As humans we’re all psychologically wired to be poor investors. We’re wired to follow the crowd, to extrapolate the recent past, and to cling to our prior decisions in spite of confuting evidence. These psychological shortcomings are exacerbated for us by the fact that we provide our research to some 9,000 subscribers and face constant pressure to provide buy recommendations.
Over the years we’ve handled these pressures reasonably well, but the main lesson from the past year is that we aren’t immune. The experience itself has taught us a lot (C.S. Lewis called experience ‘that most brutal of teachers’, but ‘you learn’ he said, ‘my God do you learn’) but we’ve also decided to add some extra rigour to the way we reach our stock recommendations.
Senior analyst Gareth Brown recently handed me an article published in The New Yorker in December last year. Centre stage in the story is Peter Provonost, a critical-care specialist at Johns Hopkins Hospital in the US. In 2001, in an attempt to counter line infections at the hospital, he introduced a simple five-step checklist for doctors to follow. As the article explains:
Doctors are supposed to (1) wash their hands with soap, (2) clean the patient’s skin with chlorhexidine antiseptic, (3) put sterile drapes over the entire patient, (4) wear a sterile mask, hat, gown, and gloves, and (5) put a sterile dressing over the catheter site once the line is in. Check, check, check, check, check. These steps are no-brainers; they have been known and taught for years. So it seemed silly to make a checklist just for them. Still, Provonost asked the nurses in his [intensive care unit] to observe the doctors for a month as they put lines into patients, and record how often they completed each step. In more than a third of patients, they skipped at least one.

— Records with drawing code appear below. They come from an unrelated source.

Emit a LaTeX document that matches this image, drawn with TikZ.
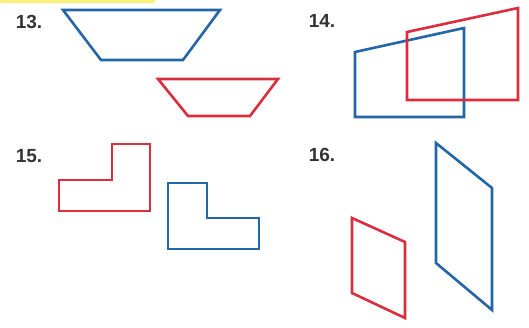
\documentclass[tikz,border=0pt]{standalone}
\usepackage{fontspec}
\newfontfamily\labelfont{Liberation Sans}
\definecolor{figblue}{RGB}{35,102,168}
\definecolor{figred}{RGB}{218,46,62}
\definecolor{marker}{RGB}{250,240,120}
\tikzset{
  bluefig/.style={draw=figblue,line width=2.6pt,line join=miter},
  redfig/.style={draw=figred,line width=2.6pt,line join=miter},
  exno/.style={font=\labelfont\bfseries\fontsize{19}{19}\selectfont,text=black!80,inner sep=0pt}
}
\begin{document}
\begin{tikzpicture}[x=1pt,y=-1pt]
\useasboundingbox (0,0) rectangle (529,328);
\fill[marker,rounded corners=2pt] (0,-4) rectangle (155,3);

% 13
\node[exno] (n13) at (29,22) {13.};
\draw[bluefig] (63,10) -- (220,10) -- (183,60) -- (101,60) -- cycle;
\draw[redfig] (158,79) -- (278,79) -- (250,116) -- (188,116) -- cycle;

% 14
\node[exno] (n14) at (322,21) {14.};
\draw[bluefig] (355,52) -- (464,28) -- (464,117) -- (355,117) -- cycle;
\draw[redfig] (407,32) -- (518,8) -- (518,100) -- (407,100) -- cycle;

% 15
\node[exno] (n15) at (29,156) {15.};
\draw[redfig] (59,180) -- (112,180) -- (112,144) -- (150,144) -- (150,211) -- (59,211) -- cycle;
\draw[bluefig] (168,183) -- (207,183) -- (207,218) -- (259,218) -- (259,249) -- (168,249) -- cycle;

% 16
\node[exno] (n16) at (322,155) {16.};
\draw[redfig] (352,218) -- (405,242) -- (405,318) -- (352,293) -- cycle;
\draw[bluefig] (436,143) -- (492,188) -- (492,310) -- (436,263) -- cycle;
\end{tikzpicture}
\end{document}
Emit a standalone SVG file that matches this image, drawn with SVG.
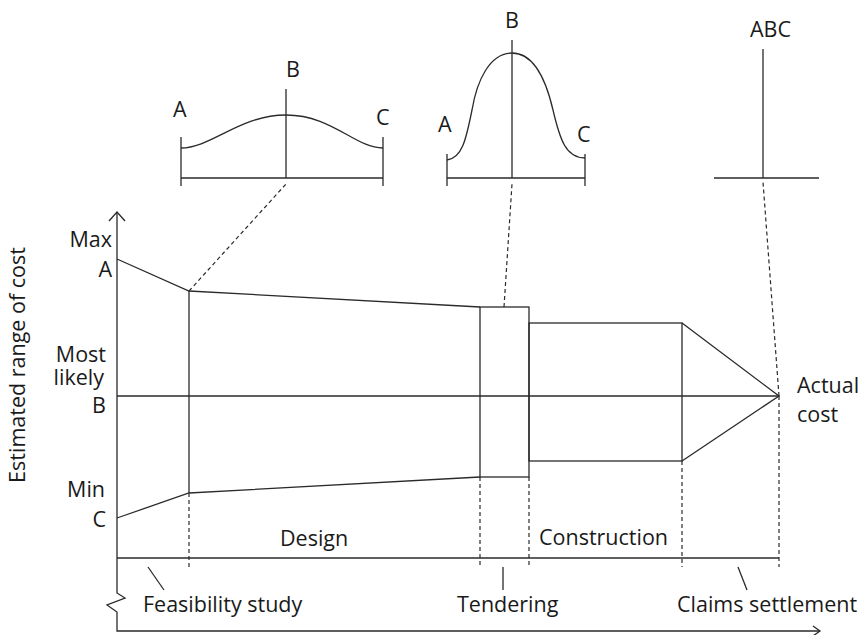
<svg xmlns="http://www.w3.org/2000/svg" width="866" height="635" viewBox="0 0 866 635">
<style>
  .ln{fill:none;stroke:#2a2a2a;stroke-width:1.3;stroke-linecap:butt;stroke-linejoin:miter}
  .ds{fill:none;stroke:#2a2a2a;stroke-width:1.2;stroke-dasharray:4 3}
  .t{font-family:"Open Sans","Liberation Sans",sans-serif;font-size:21.5px;fill:#1a1a1a}
  .e{text-anchor:end}
  .m{text-anchor:middle}
</style>
<rect width="866" height="635" fill="#fff"/>

<g id="axes">
  <path class="ln" d="M117,212 L117,593 L125,598 L107,605 L117,612 L117,631 L820,631"/>
  <path class="ln" d="M109,221 L117,212 L125,221"/>
  <path class="ln" d="M813,626 L820,631 L813,636"/>
  <line class="ln" x1="117" y1="558" x2="779" y2="558"/>
  <text class="t m" transform="translate(25,365) rotate(-90)">Estimated range of cost</text>
</g>

<g id="y-labels">
  <text class="t e" x="112" y="247">Max</text>
  <text class="t e" x="112" y="277">A</text>
  <text class="t e" x="106" y="362">Most</text>
  <text class="t e" x="104" y="385">likely</text>
  <text class="t e" x="106" y="413">B</text>
  <text class="t e" x="105" y="497">Min</text>
  <text class="t e" x="106" y="527">C</text>
</g>

<g id="dist-feasibility">
  <line class="ln" x1="181" y1="137" x2="181" y2="186"/>
  <line class="ln" x1="383" y1="137" x2="383" y2="186"/>
  <line class="ln" x1="181" y1="178" x2="383" y2="178"/>
  <line class="ln" x1="286" y1="89" x2="286" y2="178"/>
  <path class="ln" d="M181,148 C211,148 240,115 286,115 C332,115 355,148 383,148"/>
  <text class="t" x="173" y="117">A</text>
  <text class="t" x="286" y="77">B</text>
  <text class="t" x="376" y="125">C</text>
</g>

<g id="dist-tendering">
  <line class="ln" x1="447" y1="154" x2="447" y2="186"/>
  <line class="ln" x1="585" y1="154" x2="585" y2="186"/>
  <line class="ln" x1="447" y1="178" x2="585" y2="178"/>
  <line class="ln" x1="512" y1="40" x2="512" y2="178"/>
  <path class="ln" d="M447,160 C462,158 466,140 472,110 C477,80 490,53 512,53 C534,53 546,80 553,110 C560,140 566,158 585,158"/>
  <text class="t" x="438" y="132">A</text>
  <text class="t" x="505" y="28">B</text>
  <text class="t" x="577" y="142">C</text>
</g>

<g id="dist-actual">
  <line class="ln" x1="763" y1="49" x2="763" y2="178"/>
  <line class="ln" x1="714" y1="178" x2="819" y2="178"/>
  <text class="t" x="750" y="37">ABC</text>
</g>

<g id="range-funnel">
  <path class="ln" d="M117,259 L189,291 L480,307"/>
  <path class="ln" d="M117,518 L189,493 L480,477"/>
  <line class="ln" x1="189" y1="291" x2="189" y2="493"/>
  <rect class="ln" x="480" y="307" width="49" height="170"/>
  <rect class="ln" x="529" y="323" width="153" height="138"/>
  <path class="ln" d="M682,323 L779,396 L682,461"/>
  <line class="ln" x1="117" y1="396" x2="779" y2="396"/>
  <text class="t" x="797" y="393">Actual</text>
  <text class="t" x="797" y="422">cost</text>
</g>

<g id="connectors">
  <line class="ds" x1="189" y1="291" x2="286" y2="184"/>
  <line class="ds" x1="504" y1="307" x2="512" y2="184"/>
  <line class="ds" x1="779" y1="396" x2="763" y2="182"/>
  <line class="ds" x1="189" y1="493" x2="189" y2="567"/>
  <line class="ds" x1="480" y1="477" x2="480" y2="567"/>
  <line class="ds" x1="529" y1="477" x2="529" y2="567"/>
  <line class="ds" x1="682" y1="461" x2="682" y2="567"/>
  <line class="ds" x1="779" y1="396" x2="779" y2="567"/>
  <line class="ln" x1="148" y1="567" x2="164" y2="590"/>
  <line class="ln" x1="503" y1="567" x2="503" y2="590"/>
  <line class="ln" x1="738" y1="567" x2="747" y2="590"/>
</g>

<g id="phases">
  <text class="t" x="280" y="546">Design</text>
  <text class="t" x="539" y="545">Construction</text>
  <text class="t" x="143" y="612">Feasibility study</text>
  <text class="t" x="457" y="612">Tendering</text>
  <text class="t" x="677" y="612">Claims settlement</text>
</g>
</svg>
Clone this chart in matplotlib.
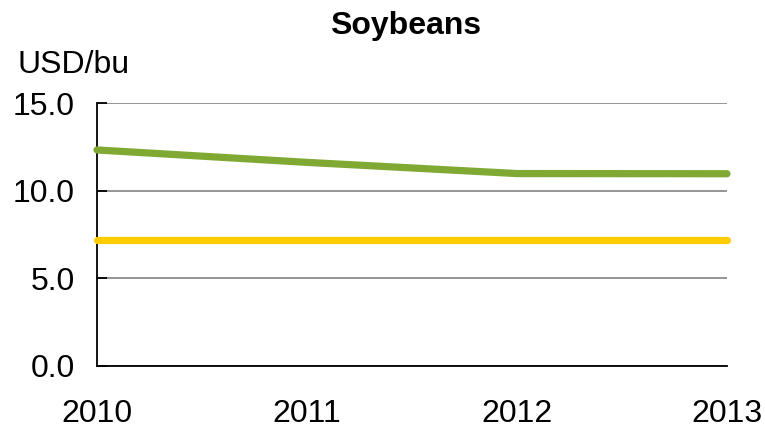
import matplotlib
matplotlib.use("Agg")
import matplotlib.pyplot as plt

plt.rcParams["font.family"] = ["Liberation Sans", "DejaVu Sans"]

years = [2010, 2011, 2012, 2013]
green_series = [12.33, 11.62, 10.98, 10.97]
yellow_series = [7.17, 7.17, 7.17, 7.17]
y_ticks = [0.0, 5.0, 10.0, 15.0]
title = "Soybeans"
unit_label = "USD/bu"

fig = plt.figure(figsize=(7.65, 4.30), dpi=100)
ax = fig.add_axes([0.1268, 0.15, 0.8235, 0.6098])

ax.plot(years, green_series, color="#7FA933", linewidth=5.2,
        solid_capstyle="round", clip_on=False, zorder=3)
ax.plot(years, yellow_series, color="#FFCC00", linewidth=5.2,
        solid_capstyle="round", clip_on=False, zorder=3)

ax.set_xlim(years[0], years[-1])
ax.set_ylim(0, 15)
ax.set_xticks(years)
ax.set_xticklabels([str(y) for y in years])
ax.set_yticks(y_ticks)
ax.set_yticklabels([f"{v:.1f}" for v in y_ticks])

ax.yaxis.grid(True, color="#8c8c8c", linewidth=1.3)
ax.set_axisbelow(True)
for side in ("top", "right"):
    ax.spines[side].set_visible(False)
for side in ("left", "bottom"):
    ax.spines[side].set_color("black")
    ax.spines[side].set_linewidth(1.3)

ax.tick_params(axis="y", direction="in", length=7, width=1.3,
               labelsize=23, pad=16)
ax.tick_params(axis="x", length=0, labelsize=23, pad=24)

fig.text(0.53, 0.94, title, ha="center", va="center",
         fontsize=23, fontweight="bold")
fig.text(0.023, 0.848, unit_label, ha="left", va="center", fontsize=23)

fig.savefig("out.png", dpi=100)
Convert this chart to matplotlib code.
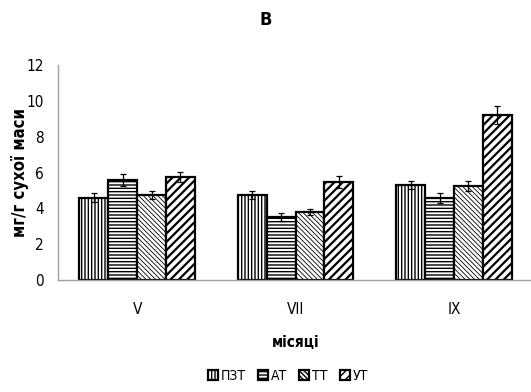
import matplotlib.pyplot as plt
import numpy as np

plt.rcParams['font.family'] = ['DejaVu Sans']
plt.rcParams['font.stretch'] = 'condensed'
plt.rcParams['hatch.linewidth'] = 1.0

months = ['V', 'VII', 'IX']
series = ['ПЗТ', 'АТ', 'ТТ', 'УТ']
pzt = [4.60, 4.77, 5.31]
at = [5.59, 3.54, 4.56]
tt = [4.75, 3.80, 5.25]
ut = [5.77, 5.47, 9.22]
pzt_err = [0.25, 0.22, 0.24]
at_err = [0.32, 0.22, 0.28]
tt_err = [0.24, 0.19, 0.30]
ut_err = [0.28, 0.33, 0.50]

values = [pzt, at, tt, ut]
errors = [pzt_err, at_err, tt_err, ut_err]
hatches = ['|||||', '-----', '\\\\\\\\\\\\\\', '////']
hatch_lw = [1.0, 1.0, 0.6, 1.6]

fig = plt.figure(figsize=(5.31, 3.92), dpi=100)
ax = fig.add_axes([0.109, 0.2857, 0.895, 0.548])

x = np.arange(len(months))
w = 0.182
for i, (vals, errs, h, name) in enumerate(zip(values, errors, hatches, series)):
    bars = ax.bar(x + (i - 1.5) * w, vals, w, color='white', edgecolor='black',
                  linewidth=1.6, hatch=h, label=name,
                  yerr=errs, error_kw=dict(ecolor='black', elinewidth=0.9,
                                           capsize=2.5, capthick=0.9))
    for p in bars.patches:
        if hasattr(p, 'set_hatch_linewidth'):
            p.set_hatch_linewidth(hatch_lw[i])

ax.set_xlim(-0.5, 2.5)
ax.set_ylim(0, 12)
ax.set_yticks(range(0, 13, 2))
ax.set_xticks(x)
ax.set_xticklabels(months)
ax.tick_params(axis='y', length=0, labelsize=11, pad=10)
ax.tick_params(axis='x', length=0, labelsize=11, pad=16)
for s in ['top', 'right']:
    ax.spines[s].set_visible(False)
for s in ['left', 'bottom']:
    ax.spines[s].set_color('#a0a0a0')
    ax.spines[s].set_linewidth(1.0)

ax.set_ylabel('мг/г сухої маси', fontsize=12, fontweight='bold', va='center')
ax.yaxis.set_label_coords(-0.08, 0.5)
ax.set_xlabel('місяці', fontsize=11, fontweight='bold', va='top')
ax.xaxis.set_label_coords(0.5, -0.256)
fig.text(0.5, 0.949, 'В', ha='center', va='center', fontsize=13, fontweight='bold')

fig.legend(loc='center', bbox_to_anchor=(0.542, 0.041), ncol=4, frameon=False,
           fontsize=10, handlelength=0.7, handleheight=0.7, handletextpad=0.2,
           columnspacing=0.9)

fig.savefig('out.png', dpi=100)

During the next two years, they calculated that this simple checklist ‘prevented forty-three infections and eight deaths, and saved two million dollars in costs.’ The article goes on to ask, if something so simple can transform intensive care, what else can it do? Well, for one, it can improve the analytical process at The Intelligent Investor.
Redressing the balance
I feel we need to define the process we use for selecting stocks more clearly. So for starters we’ll be instituting a simple, written checklist that forces us to address certain issues that our psychology might otherwise encourage us to gloss over. We’re also going to redress the balance between the time we spend running the business and the time we spend researching stocks – we all feel there’s too much of the former and not enough of the latter – and we need to apportion our time better between genuine searching for opportunities and simply regurgitating news. So you can expect to see more in-depth stock research – especially from Greg and myself.
Finally, I’d like to reiterate the sentiments in Greg’s Confessions from the research desk. I’m proud of the service The Intelligent Investor has provided over the past decade and, while we’ll have our ups and downs, now is certainly not the time to panic and make wholesale changes. The Growth Portfolio has risen 3% in July while the index fell 6%. Given the portfolio of extraordinarily cheap stocks it contains, that’s a trend we expect to continue. So amid all the pessimism, we see reasons for optimism.
It would be wonderful to relive the past 12 months knowing what we know now, but unfortunately life isn’t like that. It is at the times we are most challenged that we learn our most valuable lessons. For the analysts at The Intelligent Investor, now is such a time.
I trust that the lessons we learn now will have a greatly beneficial impact on the performance of our recommendations in coming years, and that we will restore the excellent performance our portfolios have shown in the past.